After its move from Via Broletto, the Confetteria Baj quickly became a distinctive feature of the most famous Milanese piazza, the Piazza del Duomo. Not only was it a meeting place among the city’s beau monde, but it came to be a destination for tourists and visitors as well.

Many an anecdote tells the story of Giuseppe Baj and his wife, Teresa Campiglio, who worked aside her husband and often delighted the customers with her piano play.

The “Freguiatt”
Milan was home to a group of people with a remarkable profession, called “freguiatt” (derived from freguia, “crumble” in Milanese dialect). They collected the leftovers from the baker and pastry shops and tried to resell them.
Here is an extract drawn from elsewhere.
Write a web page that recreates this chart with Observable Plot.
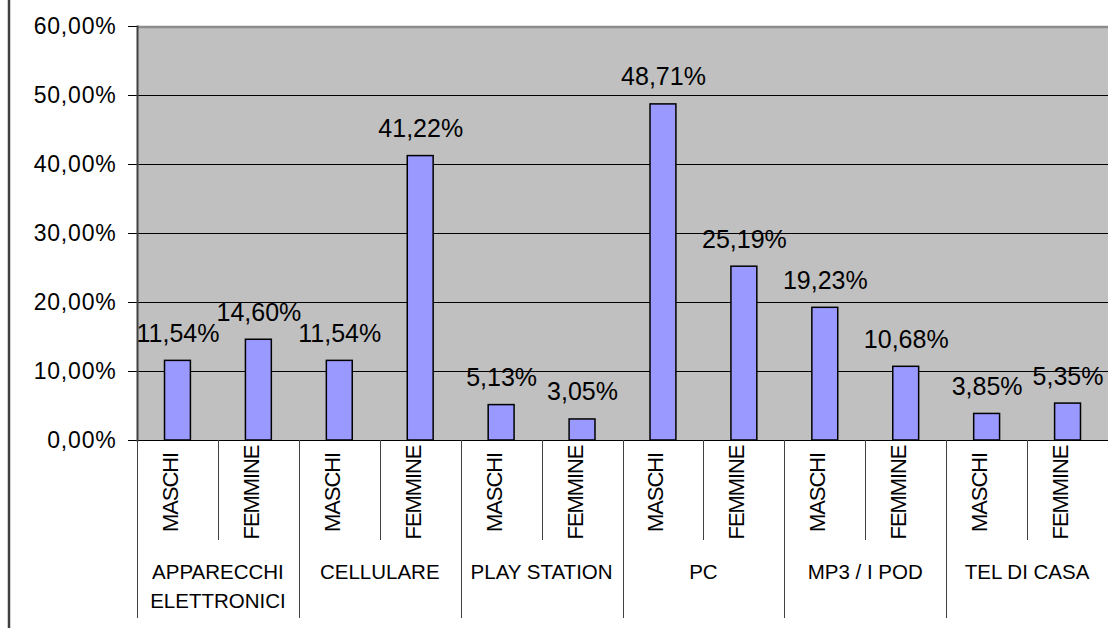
<!DOCTYPE html>
<html>
<head>
<meta charset="utf-8">
<script src="https://cdn.jsdelivr.net/npm/d3@7"></script>
<script src="https://cdn.jsdelivr.net/npm/@observablehq/plot@0.6"></script>
<style>
  html, body { margin: 0; padding: 0; background: #fff; }
  #chart { width: 1108px; height: 628px; overflow: hidden; }
</style>
</head>
<body>
<div id="chart"></div>
<script>
// ---- data ----
const groups = ["APPARECCHI\nELETTRONICI", "CELLULARE", "PLAY STATION", "PC", "MP3 / I POD", "TEL DI CASA"];
const sexes = ["MASCHI", "FEMMINE"];
const maschi = [0.1154, 0.1154, 0.0513, 0.4871, 0.1923, 0.0385];
const femmine = [0.1460, 0.4122, 0.0305, 0.2519, 0.1068, 0.0535];
const yTicks = [0, 0.1, 0.2, 0.3, 0.4, 0.5, 0.6];

const fmt = v => d3.format(".2f")(v * 100).replace(".", ",") + "%";

const data = [];
groups.forEach((g, i) => {
  data.push({key: i + "-M", group: g, sex: sexes[0], value: maschi[i]});
  data.push({key: i + "-F", group: g, sex: sexes[1], value: femmine[i]});
});
const keys = data.map(d => d.key);

const FONT = "'Liberation Sans', Arial, Helvetica, sans-serif";

const plot = Plot.plot({
  width: 1108,
  height: 628,
  marginLeft: 137,
  marginRight: 0,
  marginTop: 26,
  marginBottom: 188,
  style: {fontFamily: FONT, fontSize: "20px", color: "#000", background: "#fff"},
  x: {domain: keys, paddingInner: 0.68, paddingOuter: 0.34, round: false, axis: null},
  y: {domain: [0, 0.6], label: null, axis: null},
  marks: [
    Plot.frame({fill: "#c0c0c0", stroke: null}),
    Plot.gridY(yTicks.slice(0, -1), {stroke: "#000", strokeOpacity: 1, strokeWidth: 1}),
    Plot.ruleY([0.6], {stroke: "#8c8c8c", strokeWidth: 2.5, dy: 0.5}),
    Plot.axisY(yTicks, {tickFormat: fmt, tickSize: 9, tickPadding: 12, fontSize: 23, label: null, stroke: "#000"}),
    Plot.barY(data, {x: "key", y: "value", fill: "#9999ff", stroke: "#000", strokeWidth: 1.5}),
    Plot.frame({anchor: "left", stroke: "#404040", strokeWidth: 2}),
    Plot.text(data, {x: "key", y: "value", text: d => fmt(d.value), lineAnchor: "bottom", dy: -19, fontSize: 25, fill: "#000"}),
    Plot.text(data, {x: "key", text: "sex", frameAnchor: "bottom", rotate: -90, dy: 52, fontSize: 22, fill: "#000"})
  ]
});
document.getElementById("chart").append(plot);

// ---- category separators and group labels, placed with the plot's own scales ----
const svg = d3.select(plot);
const xs = plot.scale("x"), ys = plot.scale("y");
const step = xs.step != null ? xs.step : (xs.apply(keys[1]) - xs.apply(keys[0]));
const bw = xs.bandwidth != null ? xs.bandwidth : 0;
const off = (step - bw) / 2;
const y0 = ys.apply(0);

const sep = svg.append("g").attr("stroke", "#404040").attr("stroke-width", 1);
data.forEach((d, i) => {
  const x = Math.round(xs.apply(d.key) - off) + 0.5;
  sep.append("line").attr("x1", x).attr("x2", x).attr("y1", y0).attr("y2", y0 + (i % 2 === 0 ? 178 : 100));
});

const lab = svg.append("g").attr("font-size", 20.5).attr("text-anchor", "middle").attr("fill", "#000")
  .attr("font-family", FONT);
groups.forEach((g, i) => {
  const x = xs.apply(data[2 * i].key) - off + step;
  const t = lab.append("text").attr("y", y0 + 139);
  g.split("\n").forEach((s, j) => t.append("tspan").attr("x", x).attr("dy", j ? 29 : 0).text(s));
});

// letter spacing tweaks to match the original rendering
svg.selectAll("text").each(function () {
  const t = this.textContent;
  if (t === "MASCHI" || t === "FEMMINE") d3.select(this).attr("letter-spacing", "-1.1px");
});
svg.selectAll('g[aria-label="y-axis tick label"] text').attr("letter-spacing", "0.8px");

// outer chart border (left edge)
svg.append("line").attr("x1", 9).attr("x2", 9).attr("y1", 0).attr("y2", 628)
  .attr("stroke", "#404040").attr("stroke-width", 2.5);
</script>
</body>
</html>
Legend has it that Baj used to donate his crumbles to the poor, thus leaving the “freguiatt” empty-handed.

Filippo Tommaso Marinetti, founder of the Futurist movement was a regular customer of the Confetteria Baj.

A favourite “haunt” of Futurists
Artists, musicians and literates were regular customers of the Confetteria Baj, which was quoted and described in several of their works.

One of the regulars was Filippo Tommaso Marinetti, the founder of the Futurist movement (see the Manifesto, created using kinetic typography), who every Christmas treated his friends to a Panettone Baj together with issues of his magazine “Poesia”, nowadays a rare collector’s item.

In his memoirs, Marinetti describes his desire to build a six-meter’s wide and two-meter’s high “giant delicious and highly digestible panettone, with the intention of dislodging the prehistoric pasta”.

He also yearned to eating panettone flying in a Caproni.

Printing on a promotional card. Cleary visible is the chimney of the power station.

The Confetteria Baj, together with a few other buildings, among which the Caffè Cova, boast a remarkable record: electric lighting. It is in fact in 1883, right in Via Santa Radegonda, that the first European power station became operative , second in the world, only preceded by the plant in Chicago.

The power station built in 1883 by engineer Colombo, designed by Edison. The Confetteria Baj, together with the Teatro alla Scala and Corso Vittorio Emanuele boast the record of having the first electric lighting in Europe.

Interesting to know is that on December 26th 1883, only a few yards from the Confetteria Baj, , the the inaugural concert of the opera season at La Scala, Amilcare Ponchielli’s “La Gioconda”, was performed to an open-mouthed crowd. La Scala was in fact the first European theatre to be lit by electricity, exactly by 2880 incandescent lamps.